May 20-June 12, 2021
Color is a language of emotion and illusion. Color is a science of interaction and perception. These artists show how color has a significance all its own.
Artists include Gideon Bok, Jessica Lee Ives, David Jacobson, Colin Page, Peggi Kroll Roberts, George Pearlman, and Deborah Zlotsky.
Color as Emotion
I think color is a close friend of the psyche, kind of a mode." - Mamma Andersson
Spring is a celebration. Flowers trumpet the arrival of warm weather. Budding trees foreshadow a verdant summer. Birds chirping and frogs peeping tell us to wake up and get outside.

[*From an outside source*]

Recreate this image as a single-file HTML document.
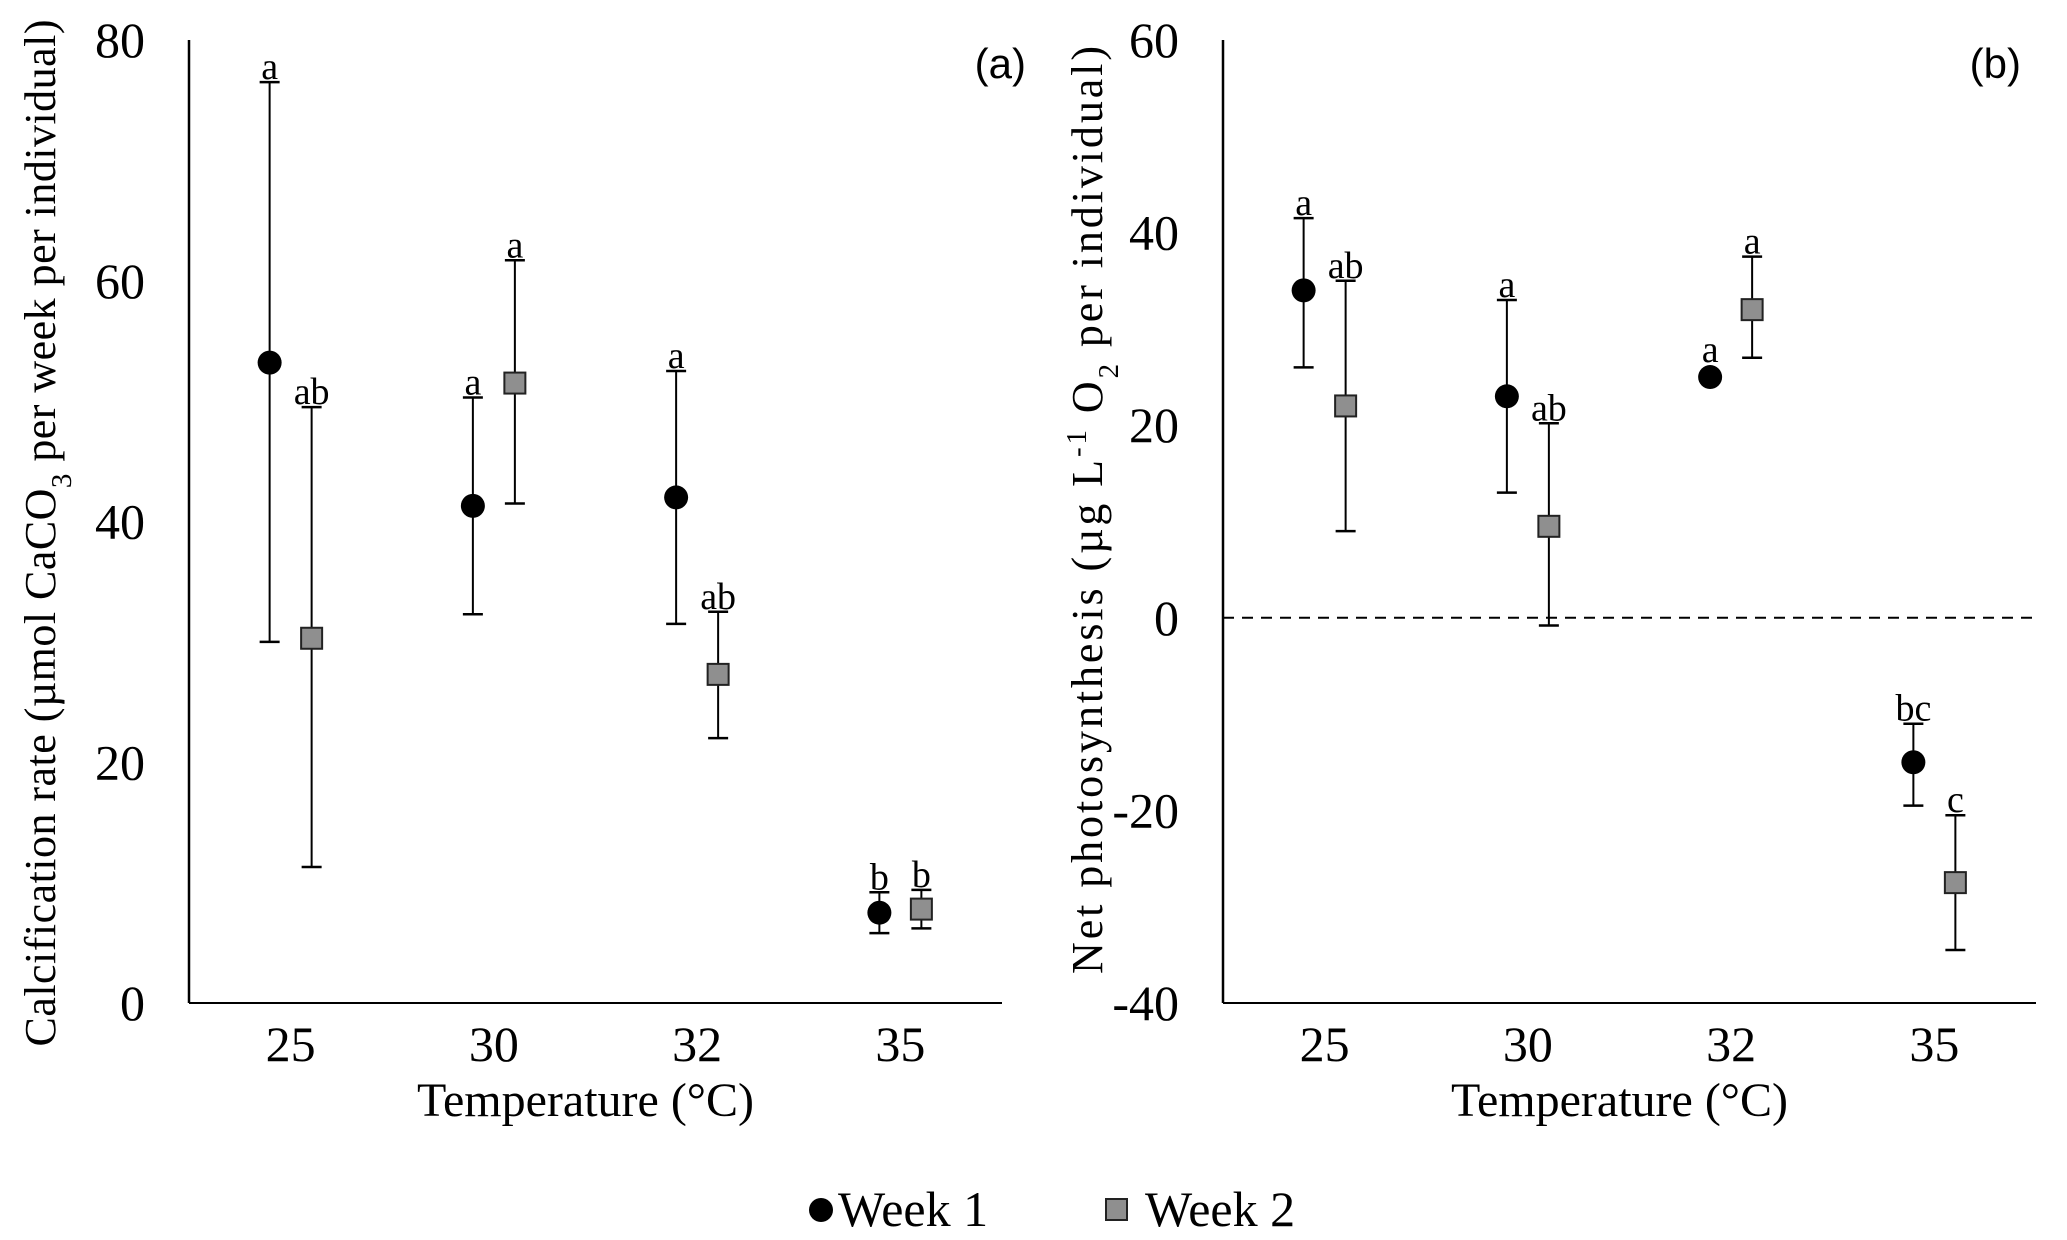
<!DOCTYPE html>
<html><head><meta charset="utf-8"><style>
html,body{margin:0;padding:0;background:#fff;}
svg{display:block;font-family:"Liberation Serif",serif;}
</style></head><body>
<svg id="fig" width="2067" height="1240" viewBox="0 0 2067 1240" xmlns="http://www.w3.org/2000/svg"></svg>
<script>
const categories = ["25","30","32","35"];
// Panel a: calcification
const calcW1 = [53.2, 41.3, 42.0, 7.5];
const calcW1Lo = [30.0, 32.3, 31.5, 5.8];
const calcW1Hi = [76.5, 50.3, 52.5, 9.2];
const calcW2 = [30.3, 51.5, 27.3, 7.8];
const calcW2Lo = [11.3, 41.5, 22.0, 6.2];
const calcW2Hi = [49.5, 61.7, 32.5, 9.4];
const calcL1 = ["a","a","a","b"];
const calcL2 = ["ab","a","ab","b"];
const calcTicks = [0,20,40,60,80];
// Panel b: net photosynthesis
const photoW1 = [34.0, 23.0, 25.0, -15.0];
const photoW1Lo = [26.0, 13.0, 25.0, -19.5];
const photoW1Hi = [41.5, 33.0, 25.0, -11.0];
const photoW2 = [22.0, 9.5, 32.0, -27.5];
const photoW2Lo = [9.0, -0.8, 27.0, -34.5];
const photoW2Hi = [35.0, 20.2, 37.5, -20.5];
const photoL1 = ["a","a","a","bc"];
const photoL2 = ["ab","ab","a","c"];
const photoTicks = [-40,-20,0,20,40,60];

const NS="http://www.w3.org/2000/svg";
const svg=document.getElementById('fig');
function mk(tag,attrs,parent,text){const e=document.createElementNS(NS,tag);for(const k in attrs)e.setAttribute(k,attrs[k]);if(text!==undefined)e.textContent=text;(parent||svg).appendChild(e);return e;}

function panel(cfg){
  const g=mk('g',{});
  
  
  const x0=cfg.x0,x1=cfg.x1,yT=40,yB=1003;
  const y=v=>yB-(v-cfg.min)/(cfg.max-cfg.min)*(yB-yT);
  const cw=(x1-x0)/categories.length;
  const cx=i=>x0+cw*(i+0.5);
  const ax=mk('line',{x1:x0,y1:yT,x2:x0,y2:yB,stroke:'#000','stroke-width':2.5},g);
  
  const xa=mk('line',{x1:x0,y1:yB,x2:x1,y2:yB,stroke:'#000','stroke-width':2},g);
  
  if(cfg.min<0){
    const z=mk('line',{x1:x0,y1:y(0),x2:x1,y2:y(0),stroke:'#000','stroke-width':2,'stroke-dasharray':'11,8'},g);
    
  }
  cfg.ticks.forEach(t=>{
    const tx=mk('text',{x:x0-44,y:y(t)+17,'text-anchor':'end','font-size':50},g,String(t));
    
  });
  categories.forEach((c,i)=>{
    const tx=mk('text',{x:cx(i),y:1061,'text-anchor':'middle','font-size':50},g,c);
    
  });
  const xt=mk('text',{x:(x0+x1)/2-10,y:1116,'text-anchor':'middle','font-size':48},g,'Temperature (°C)');
  
  const pl=mk('text',{x:cfg.labelX,y:78,'text-anchor':'end','font-size':42,'font-family':'"Liberation Sans",sans-serif'},g,cfg.label);
  
  const series=[
    {v:cfg.w1,lo:cfg.w1lo,hi:cfg.w1hi,l:cfg.l1,off:-21,shape:'circle',n:'week1'},
    {v:cfg.w2,lo:cfg.w2lo,hi:cfg.w2hi,l:cfg.l2,off:21,shape:'square',n:'week2'}];
  series.forEach(s=>{
    s.v.forEach((v,i)=>{
      const px=cx(i)+s.off;
      const yh=y(s.hi[i]),yl=y(s.lo[i]);
      if(s.hi[i]!==s.lo[i]){
        const el=mk('line',{x1:px,y1:yh,x2:px,y2:yl,stroke:'#000','stroke-width':2},g);
        
        mk('line',{x1:px-10,y1:yh,x2:px+10,y2:yh,stroke:'#000','stroke-width':2.5},g);
        mk('line',{x1:px-10,y1:yl,x2:px+10,y2:yl,stroke:'#000','stroke-width':2.5},g);
      }
      let m;
      if(s.shape==='circle') m=mk('circle',{cx:px,cy:y(v),r:12,fill:'#000'},g);
      else m=mk('rect',{x:px-10.5,y:y(v)-10.5,width:21,height:21,fill:'#8f8f8f',stroke:'#222','stroke-width':2},g);
      
      const ly=(s.hi[i]!==s.lo[i]?yh:y(v)-12)-3;
      const lt=mk('text',{x:px,y:ly,'text-anchor':'middle','font-size':38},g,s.l[i]);
      
    });
  });
  return g;
}
panel({name:'panel-a',x0:189,x1:1002,min:0,max:80,ticks:calcTicks,label:'(a)',labelX:1026,
  w1:calcW1,w1lo:calcW1Lo,w1hi:calcW1Hi,w2:calcW2,w2lo:calcW2Lo,w2hi:calcW2Hi,l1:calcL1,l2:calcL2});
panel({name:'panel-b',x0:1223,x1:2036,min:-40,max:60,ticks:photoTicks,label:'(b)',labelX:2021,
  w1:photoW1,w1lo:photoW1Lo,w1hi:photoW1Hi,w2:photoW2,w2lo:photoW2Lo,w2hi:photoW2Hi,l1:photoL1,l2:photoL2});
</script>
<script>
(function(){
const NS="http://www.w3.org/2000/svg";const svg=document.getElementById('fig');
function t(x,y,len,parts,name){const e=document.createElementNS(NS,'text');e.setAttribute('transform','translate('+x+','+y+') rotate(-90)');e.setAttribute('text-anchor','middle');e.setAttribute('font-size','44');
e.setAttribute('textLength',len);e.setAttribute('lengthAdjust','spacing');


parts.forEach(p=>{const s=document.createElementNS(NS,'tspan');s.textContent=p[0];if(p[1]){s.setAttribute('baseline-shift',p[1]);s.setAttribute('font-size','29');}e.appendChild(s);});svg.appendChild(e);}
t(55,533,1027,[["Calcification rate (µmol CaCO"],["3","sub"],[" per week per individual)"]],'y-axis-title-a');
t(1102,510,928,[["Net photosynthesis (µg L"],["-1","super"],[" O"],["2","sub"],[" per individual)"]],'y-axis-title-b');
function add(tag,a,txt){const e=document.createElementNS(NS,tag);for(const k in a)e.setAttribute(k,a[k]);if(txt)e.textContent=txt;svg.appendChild(e);return e;}
let c=add('circle',{cx:821,cy:1210,r:12,fill:'#000'});


let l1=add('text',{x:838,y:1226,'font-size':50},'Week 1');


let r=add('rect',{x:1106,y:1199,width:21,height:21,fill:'#8f8f8f',stroke:'#222','stroke-width':2});


let l2=add('text',{x:1145,y:1226,'font-size':50},'Week 2');


})();
</script>
</body></html>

Peggi Kroll Roberts and Jessica Ives use color to grab our attention and share their excitement for the season. In these paintings, the differences between neighboring colors make them more powerful by their proximity. Jessica's trio of colors in the sky, blue over a wash of pink next to yellow, have a bright energy because of their color differences. Similarly, Peggi's simple shapes of red against a background of blue define a flower without detail. Red becomes more red next to its complimentary color, the flower glowing in the foreground.
Color Interactions
“In nature, light creates the color. In the picture, color creates the light.” - Hans Hofmann
Gideon Bok and Deborah Zlotsky are both using the interaction of color temperatures to create dimension. Each uses colors with opposing temperatures but the same value of darkness to create an illusion, a vibration. In Gideon's painting, the warm black and cool blue agitate next to one another, recreating how our eyes see the glow of a dark room and giving his painting energy and form. In Deborah's painting, she is using temperature to play with our sense of space and depth, shapes of colors push against one another giving them weight and form.
Color Intention
"We know the sky's blueness even before we know it as "blue", let alone as "sky." - Robert Irwin
Artists use their own understanding of color to tell a story, bend emotions, or describe a sensation. The day Colin painted this picture, it was a beautiful and bright, the sun high above. The true color of the sky was light with sun, the barn's red washed out in its gleam. Colin intentionally chose to darken the sky to a pure blue and saturate the red to recreate the sensation of the day. Likewise, George Pearlman is making careful color choices. George has spent years experimenting with color glazes to get the shades you see in his pottery. The blues and the oranges are the hues he has been exacting, the black also intentionally chosen for its copper content, which gives green glow as it interacts with other glazes. Together, the colors create a spring symphony, a joyful vessel to brighten our moods after a long winter.